To test a simple effect for GROUP, you simply perform a one-way ANOVA with one between-subjects factor. In this analysis, the criterion variable is the variable that includes investment scores at a specific point in time (such as Time 1). The predictor variable is GROUP.
For example, assume that you want to test the simple effect for GROUP with respect to investment scores taken at Time 1. The investment scores obtained at Time 1 are contained in a variable named PRE (as discussed earlier). The following program tests this simple effect:
1 PROC GLM DATA=MIXED; 2 CLASS GROUP; 3 MODEL PRE = GROUP ; 4 RUN;
To test the simple effect for GROUP with respect to investment scores observed at Time 2, it is only necessary to change the MODEL statement in the preceding program so that the variable PRE is replaced with the variable POST (Time 2 scores). Similarly, you can test the simple effect at Time 3 by using FOLLOWUP as the criterion variable. These lines perform these analyses:
5 PROC GLM DATA=MIXED; 6 CLASS GROUP; 7 MODEL POST = GROUP ; 8 RUN; 9 10 PROC GLM DATA=MIXED; 11 CLASS GROUP; 12 MODEL FOLLOWUP = GROUP ; 13 RUN;
The results produced by the preceding lines appear here as Output 13.5.
Output 13.5. Results of Tests for Simple Effects of GROUP for Data Gathered at Time 1 (Output pages 8 and 9), Time 2 (Output pages 10 and 11), and Time 3 (Output pages 12 and 13)
You can assess the simple effects for GROUP at the Time 1 level of TIME by reviewing pages 8 and 9 of Output 13.5. These pages show the results of the analysis in which PRE is the criterion variable. In the section for the Type III sum of squares at the bottom of output page 9, you can see that the F for this simple effect is only 1.98 which, with 1 and 18 degrees of freedom, is nonsignificant (p = .18). In other words, the simple effect for GROUP at the Time 1 level of TIME is nonsignificant.
By the same token, you can see that the simple effect for GROUP is also nonsignificant at Time 2 (F = 0.41, p = .53 from output page 11), and at Time 3 (F = 2.00, p= .17 from output page 13).
To step back and get the big picture concerning GROUP × TIME interaction discovered in this analysis, it becomes clear that the interaction is due to a simple effect for TIME at the experimental group level of GROUP. On the other hand, there is no evidence of a simple effect for GROUP at any level of TIME.
4. Prepare Your Own Version of the ANOVA Summary Table
Table 13.2 presents the ANOVA summary table from the analysis.

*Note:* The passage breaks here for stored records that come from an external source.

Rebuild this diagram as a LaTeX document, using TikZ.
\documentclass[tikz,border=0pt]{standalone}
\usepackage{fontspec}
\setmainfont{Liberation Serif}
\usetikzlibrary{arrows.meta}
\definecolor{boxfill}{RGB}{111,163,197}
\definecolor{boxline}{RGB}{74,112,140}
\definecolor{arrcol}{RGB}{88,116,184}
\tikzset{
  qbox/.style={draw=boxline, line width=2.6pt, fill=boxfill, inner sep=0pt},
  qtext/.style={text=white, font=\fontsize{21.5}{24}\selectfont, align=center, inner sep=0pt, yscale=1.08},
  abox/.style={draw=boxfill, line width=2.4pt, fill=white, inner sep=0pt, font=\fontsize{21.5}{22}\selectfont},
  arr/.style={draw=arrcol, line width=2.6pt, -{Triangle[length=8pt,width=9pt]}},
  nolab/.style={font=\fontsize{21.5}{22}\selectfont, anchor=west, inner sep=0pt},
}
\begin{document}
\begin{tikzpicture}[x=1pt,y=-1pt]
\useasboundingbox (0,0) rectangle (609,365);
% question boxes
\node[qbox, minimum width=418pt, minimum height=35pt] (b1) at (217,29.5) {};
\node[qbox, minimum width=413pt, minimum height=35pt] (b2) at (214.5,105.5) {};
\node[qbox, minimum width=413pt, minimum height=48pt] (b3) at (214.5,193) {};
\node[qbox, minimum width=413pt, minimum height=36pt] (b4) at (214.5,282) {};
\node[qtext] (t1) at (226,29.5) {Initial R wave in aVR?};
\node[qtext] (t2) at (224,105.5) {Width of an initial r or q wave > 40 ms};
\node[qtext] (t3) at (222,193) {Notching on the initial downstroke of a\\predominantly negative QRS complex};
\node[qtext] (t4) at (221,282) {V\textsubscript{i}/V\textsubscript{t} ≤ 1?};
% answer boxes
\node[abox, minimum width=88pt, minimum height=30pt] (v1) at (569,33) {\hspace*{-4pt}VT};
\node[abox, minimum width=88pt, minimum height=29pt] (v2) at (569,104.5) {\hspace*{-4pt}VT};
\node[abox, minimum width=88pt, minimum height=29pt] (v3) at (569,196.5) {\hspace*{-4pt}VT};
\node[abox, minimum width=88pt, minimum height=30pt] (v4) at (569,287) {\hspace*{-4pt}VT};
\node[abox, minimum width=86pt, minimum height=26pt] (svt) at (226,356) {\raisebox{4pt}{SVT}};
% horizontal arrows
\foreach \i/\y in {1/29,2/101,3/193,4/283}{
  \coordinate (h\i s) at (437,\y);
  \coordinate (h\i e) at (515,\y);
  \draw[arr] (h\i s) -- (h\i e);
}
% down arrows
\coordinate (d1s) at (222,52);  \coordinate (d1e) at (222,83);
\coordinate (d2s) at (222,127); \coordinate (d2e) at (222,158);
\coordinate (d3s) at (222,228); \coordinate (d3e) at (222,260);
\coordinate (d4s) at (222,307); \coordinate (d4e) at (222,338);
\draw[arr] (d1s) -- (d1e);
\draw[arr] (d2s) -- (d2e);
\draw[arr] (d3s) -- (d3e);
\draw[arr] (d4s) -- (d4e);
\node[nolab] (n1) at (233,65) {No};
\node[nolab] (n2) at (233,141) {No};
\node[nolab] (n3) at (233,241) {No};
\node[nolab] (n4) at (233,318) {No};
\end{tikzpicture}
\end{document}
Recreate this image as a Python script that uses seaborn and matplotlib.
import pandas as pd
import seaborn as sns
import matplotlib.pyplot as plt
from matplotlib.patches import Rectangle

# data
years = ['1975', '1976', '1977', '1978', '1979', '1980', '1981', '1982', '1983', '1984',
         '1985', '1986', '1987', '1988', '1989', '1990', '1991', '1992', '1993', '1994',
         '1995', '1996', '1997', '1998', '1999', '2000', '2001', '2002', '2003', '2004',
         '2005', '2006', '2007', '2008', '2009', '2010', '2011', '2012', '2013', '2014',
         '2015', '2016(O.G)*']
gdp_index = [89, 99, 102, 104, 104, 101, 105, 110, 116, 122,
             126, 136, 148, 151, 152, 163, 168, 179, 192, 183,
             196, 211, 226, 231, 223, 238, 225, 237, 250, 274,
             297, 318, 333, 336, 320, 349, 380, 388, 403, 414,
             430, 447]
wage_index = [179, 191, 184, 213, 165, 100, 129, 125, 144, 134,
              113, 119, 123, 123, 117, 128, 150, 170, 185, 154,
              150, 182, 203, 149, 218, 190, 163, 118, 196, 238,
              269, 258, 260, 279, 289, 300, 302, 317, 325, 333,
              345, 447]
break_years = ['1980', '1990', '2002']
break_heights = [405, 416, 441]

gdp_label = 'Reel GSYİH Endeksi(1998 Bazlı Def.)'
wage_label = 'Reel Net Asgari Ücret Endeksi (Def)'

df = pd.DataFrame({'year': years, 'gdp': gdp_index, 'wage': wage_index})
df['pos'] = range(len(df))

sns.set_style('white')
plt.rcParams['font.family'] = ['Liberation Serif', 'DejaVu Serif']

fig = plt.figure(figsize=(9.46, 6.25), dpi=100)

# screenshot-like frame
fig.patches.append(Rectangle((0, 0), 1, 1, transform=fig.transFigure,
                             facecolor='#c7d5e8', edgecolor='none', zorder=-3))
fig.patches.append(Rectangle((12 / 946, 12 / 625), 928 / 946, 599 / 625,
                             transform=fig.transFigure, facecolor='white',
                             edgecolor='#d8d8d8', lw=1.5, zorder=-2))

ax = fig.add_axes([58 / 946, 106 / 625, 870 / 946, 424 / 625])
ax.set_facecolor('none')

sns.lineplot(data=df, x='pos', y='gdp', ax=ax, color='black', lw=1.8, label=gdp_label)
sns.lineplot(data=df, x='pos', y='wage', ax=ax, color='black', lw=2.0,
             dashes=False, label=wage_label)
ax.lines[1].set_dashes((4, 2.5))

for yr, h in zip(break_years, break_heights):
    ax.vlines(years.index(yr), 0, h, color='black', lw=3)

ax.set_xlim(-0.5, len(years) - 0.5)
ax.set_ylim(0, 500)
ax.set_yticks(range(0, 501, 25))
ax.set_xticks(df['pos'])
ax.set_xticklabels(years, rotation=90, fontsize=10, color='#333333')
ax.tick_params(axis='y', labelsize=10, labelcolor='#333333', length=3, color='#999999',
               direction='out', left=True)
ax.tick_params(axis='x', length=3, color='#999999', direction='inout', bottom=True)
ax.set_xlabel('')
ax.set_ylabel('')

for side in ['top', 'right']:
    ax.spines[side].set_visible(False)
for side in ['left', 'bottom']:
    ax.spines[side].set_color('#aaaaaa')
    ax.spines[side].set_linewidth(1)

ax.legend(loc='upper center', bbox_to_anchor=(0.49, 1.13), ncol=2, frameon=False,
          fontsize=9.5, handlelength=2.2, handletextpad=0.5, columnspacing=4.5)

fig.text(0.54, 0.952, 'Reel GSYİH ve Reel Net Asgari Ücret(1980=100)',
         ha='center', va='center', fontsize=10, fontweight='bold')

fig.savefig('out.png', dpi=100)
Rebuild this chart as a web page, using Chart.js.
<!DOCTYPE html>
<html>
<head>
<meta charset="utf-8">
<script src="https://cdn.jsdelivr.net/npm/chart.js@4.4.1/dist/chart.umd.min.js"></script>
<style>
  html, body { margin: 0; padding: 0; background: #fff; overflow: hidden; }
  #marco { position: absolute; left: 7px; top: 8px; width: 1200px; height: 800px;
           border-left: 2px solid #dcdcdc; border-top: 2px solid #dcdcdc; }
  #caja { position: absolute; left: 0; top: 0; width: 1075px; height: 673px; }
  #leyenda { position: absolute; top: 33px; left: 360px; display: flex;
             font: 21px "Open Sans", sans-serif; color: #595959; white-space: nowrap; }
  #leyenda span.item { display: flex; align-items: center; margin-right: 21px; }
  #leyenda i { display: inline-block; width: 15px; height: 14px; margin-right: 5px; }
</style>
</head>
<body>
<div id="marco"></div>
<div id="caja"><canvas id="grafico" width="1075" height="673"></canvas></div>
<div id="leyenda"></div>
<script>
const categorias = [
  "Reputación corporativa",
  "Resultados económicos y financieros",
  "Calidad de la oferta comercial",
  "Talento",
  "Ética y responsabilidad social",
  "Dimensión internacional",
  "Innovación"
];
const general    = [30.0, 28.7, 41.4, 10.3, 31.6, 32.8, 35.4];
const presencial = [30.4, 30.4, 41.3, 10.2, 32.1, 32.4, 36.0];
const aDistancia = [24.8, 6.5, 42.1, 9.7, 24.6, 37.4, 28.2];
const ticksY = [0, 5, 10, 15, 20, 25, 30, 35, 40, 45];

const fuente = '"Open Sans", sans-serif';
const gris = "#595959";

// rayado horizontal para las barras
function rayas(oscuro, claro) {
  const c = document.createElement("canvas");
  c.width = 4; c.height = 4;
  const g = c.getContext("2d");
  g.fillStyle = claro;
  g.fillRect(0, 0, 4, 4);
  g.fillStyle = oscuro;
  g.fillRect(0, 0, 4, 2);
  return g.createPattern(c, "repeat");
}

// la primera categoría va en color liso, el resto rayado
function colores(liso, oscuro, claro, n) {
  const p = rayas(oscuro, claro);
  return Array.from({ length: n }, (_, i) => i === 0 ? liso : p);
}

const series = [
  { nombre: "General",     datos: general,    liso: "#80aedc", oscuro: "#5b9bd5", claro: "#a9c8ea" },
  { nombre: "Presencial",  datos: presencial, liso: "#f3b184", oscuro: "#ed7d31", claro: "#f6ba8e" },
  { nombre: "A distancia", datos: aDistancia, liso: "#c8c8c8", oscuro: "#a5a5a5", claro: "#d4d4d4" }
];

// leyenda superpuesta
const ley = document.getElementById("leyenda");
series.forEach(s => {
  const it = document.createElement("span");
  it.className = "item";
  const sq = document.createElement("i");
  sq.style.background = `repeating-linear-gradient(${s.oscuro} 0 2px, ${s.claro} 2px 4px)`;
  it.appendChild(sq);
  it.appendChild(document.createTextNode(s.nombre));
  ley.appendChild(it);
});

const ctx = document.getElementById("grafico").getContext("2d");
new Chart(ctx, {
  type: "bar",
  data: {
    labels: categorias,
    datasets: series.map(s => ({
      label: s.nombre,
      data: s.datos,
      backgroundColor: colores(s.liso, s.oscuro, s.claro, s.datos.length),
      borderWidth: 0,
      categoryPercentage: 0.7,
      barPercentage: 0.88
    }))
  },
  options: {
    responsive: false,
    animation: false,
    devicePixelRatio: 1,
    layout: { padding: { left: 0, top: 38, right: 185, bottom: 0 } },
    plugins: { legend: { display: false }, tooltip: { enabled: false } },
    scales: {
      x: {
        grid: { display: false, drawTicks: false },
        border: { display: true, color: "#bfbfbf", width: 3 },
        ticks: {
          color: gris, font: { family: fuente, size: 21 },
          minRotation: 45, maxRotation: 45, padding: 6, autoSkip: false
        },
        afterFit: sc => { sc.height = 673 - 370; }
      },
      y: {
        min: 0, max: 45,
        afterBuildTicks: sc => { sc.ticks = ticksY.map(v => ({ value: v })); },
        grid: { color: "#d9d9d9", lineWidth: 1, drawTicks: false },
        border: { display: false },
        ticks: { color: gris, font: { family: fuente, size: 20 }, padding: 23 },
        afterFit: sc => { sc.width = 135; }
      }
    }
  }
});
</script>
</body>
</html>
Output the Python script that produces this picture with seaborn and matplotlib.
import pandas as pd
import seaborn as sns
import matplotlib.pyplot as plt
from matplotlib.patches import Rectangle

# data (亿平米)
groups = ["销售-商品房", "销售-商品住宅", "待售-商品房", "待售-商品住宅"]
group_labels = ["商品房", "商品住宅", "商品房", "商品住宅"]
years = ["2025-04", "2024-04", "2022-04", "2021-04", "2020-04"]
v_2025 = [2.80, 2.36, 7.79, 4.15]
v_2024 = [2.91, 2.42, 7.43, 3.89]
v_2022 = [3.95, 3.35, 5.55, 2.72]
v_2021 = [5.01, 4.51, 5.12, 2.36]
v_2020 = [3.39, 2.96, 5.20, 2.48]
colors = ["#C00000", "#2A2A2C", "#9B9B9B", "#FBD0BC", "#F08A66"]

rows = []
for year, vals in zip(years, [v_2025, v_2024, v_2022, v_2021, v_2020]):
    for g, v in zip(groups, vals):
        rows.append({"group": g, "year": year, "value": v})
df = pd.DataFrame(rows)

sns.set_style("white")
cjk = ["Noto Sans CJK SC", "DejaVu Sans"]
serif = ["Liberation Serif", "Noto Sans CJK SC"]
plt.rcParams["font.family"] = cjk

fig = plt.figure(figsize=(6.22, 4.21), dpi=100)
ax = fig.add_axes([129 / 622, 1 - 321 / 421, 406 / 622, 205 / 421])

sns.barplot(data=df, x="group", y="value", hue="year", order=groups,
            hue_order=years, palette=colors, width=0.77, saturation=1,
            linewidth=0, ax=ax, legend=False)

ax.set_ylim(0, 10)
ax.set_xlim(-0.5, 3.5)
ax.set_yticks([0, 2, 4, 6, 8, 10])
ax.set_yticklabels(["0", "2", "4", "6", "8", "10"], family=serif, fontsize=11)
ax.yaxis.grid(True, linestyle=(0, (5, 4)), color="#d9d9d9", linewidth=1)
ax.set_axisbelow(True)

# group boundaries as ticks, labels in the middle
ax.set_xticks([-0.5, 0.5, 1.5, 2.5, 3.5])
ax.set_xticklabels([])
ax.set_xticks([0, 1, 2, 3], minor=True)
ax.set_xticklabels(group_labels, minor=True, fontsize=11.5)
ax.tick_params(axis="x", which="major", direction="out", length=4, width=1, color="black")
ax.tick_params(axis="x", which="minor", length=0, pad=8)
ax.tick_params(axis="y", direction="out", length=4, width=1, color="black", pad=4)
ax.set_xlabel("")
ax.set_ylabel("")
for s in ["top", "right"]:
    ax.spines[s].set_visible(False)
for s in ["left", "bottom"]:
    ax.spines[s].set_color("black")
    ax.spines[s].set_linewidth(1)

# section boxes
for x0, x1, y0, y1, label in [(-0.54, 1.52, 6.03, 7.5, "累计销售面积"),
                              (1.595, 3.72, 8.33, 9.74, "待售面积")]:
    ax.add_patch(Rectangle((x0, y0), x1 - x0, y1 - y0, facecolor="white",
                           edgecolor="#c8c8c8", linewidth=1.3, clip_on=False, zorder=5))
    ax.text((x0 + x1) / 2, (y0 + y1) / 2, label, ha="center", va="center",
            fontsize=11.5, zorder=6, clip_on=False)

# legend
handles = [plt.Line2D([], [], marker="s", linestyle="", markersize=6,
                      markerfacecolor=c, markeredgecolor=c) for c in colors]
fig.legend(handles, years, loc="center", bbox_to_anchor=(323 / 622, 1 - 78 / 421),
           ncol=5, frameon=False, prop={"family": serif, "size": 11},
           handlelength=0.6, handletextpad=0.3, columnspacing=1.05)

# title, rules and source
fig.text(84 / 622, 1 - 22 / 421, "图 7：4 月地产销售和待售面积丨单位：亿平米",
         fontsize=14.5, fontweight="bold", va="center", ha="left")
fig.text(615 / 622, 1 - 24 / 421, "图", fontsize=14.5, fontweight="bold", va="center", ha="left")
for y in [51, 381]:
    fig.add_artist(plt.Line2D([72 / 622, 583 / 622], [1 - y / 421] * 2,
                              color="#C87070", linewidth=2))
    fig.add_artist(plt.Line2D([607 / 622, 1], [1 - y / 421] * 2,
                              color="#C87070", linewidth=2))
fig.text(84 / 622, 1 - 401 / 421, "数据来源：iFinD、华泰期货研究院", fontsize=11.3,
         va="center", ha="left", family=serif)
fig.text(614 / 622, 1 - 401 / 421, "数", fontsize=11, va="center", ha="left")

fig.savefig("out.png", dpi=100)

| Source | df | SS | MS | F | |
|---|---|---|---|---|---|
| Between Subjects | 19 | 157.40 | |||
| Group (A) | 1 | 0.27 | 0.27 | 0.86 | |
| Residual between | 18 | 157.13 | 8.73 | ||
| Within Subjects | 40 | 67.33 | |||
| Time (B) | 2 | 21.73 | 10.87 | 12.28[*] | |
| A × B Interaction | 2 | 13.73 | 6.87 | 7.76[*] | |
| Residual within | 36 | 31.87 | 0.86 | ||
| Total | 59 | 224.73 | |||
| Note: N = 20. | |||||
[*] p < .01
Formal Description of Results for a Paper
Results were analyzed using a two-way ANOVA with repeated measures on one factor. The Group × Time interaction was significant, F(2,36) = 7.76, p < .01. Tests for simple effects showed that the mean investment scores for the control group displayed no significant differences across time, F(2,18) = 0.76, ns. However, the experimental group did display significant increases in perceived investment across time, F(2,18) = 11.96, p < .01. Post-hoc contrasts showed that the experimental group has significantly higher scores at both post-test, F(1,9) = 9.00; p < .05 and follow-up, F(1,9) = 19.74; p < .01 compared to baseline.